A UE quer alcançar de 12% a 14% de hidrogênio em sua combinação energética até 2050 (2% atualmente) e avalia o financiamento de 180 bilhões a 470 bilhões de euros (entre 218 bilhões e 570 bilhões de dólares). A Europa, com a Air Liquide ou Linde, não quer perder esta disputa para China, Japão, Coreia do Sul e Estados Unidos.

Os defensores do clima são prudentes.

“Nem todas as estratégias se baseiam no hidrogênio verde, algumas incluem carvão, gás, nuclear”, destaca o relatório “Transparência climática” publicado por 14 ‘think tanks’. O documento reconhece, no entanto, que “desenvolver uma estratégia de hidrogênio é um passo positivo”.

– Aposta climática –

“A contribuição do hidrogênio na luta contra a mudança climática pode ser real, mas há condições, e exige, sobretudo, um uso sábio onde não há alternativas”, resume Nicolás Berghmans, do Instituto de Relações Internacionais (Iddri).

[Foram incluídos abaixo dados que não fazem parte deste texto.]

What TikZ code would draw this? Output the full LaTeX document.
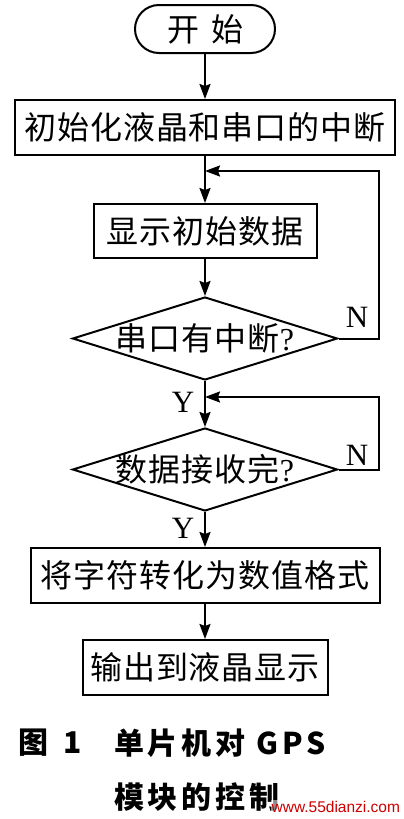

De acordo com o organismo de pesquisa BloombergNEF, com a queda dos preços das energias solar e eólica, e desde que aconteça uma mudança na escala, o hidrogênio verde poderia ser produzido em 2050 por 0,8 a 1,6 dólar por quilo, algo comparável ao gás natural.

No fim, “muito dependerá do que vai acontecer com o uso, ou seja, a capacidade de reduzir a demanda energética”, adverte o analista. O hidrogênio deve integrar uma política energética global, que também atue na redução do consumo.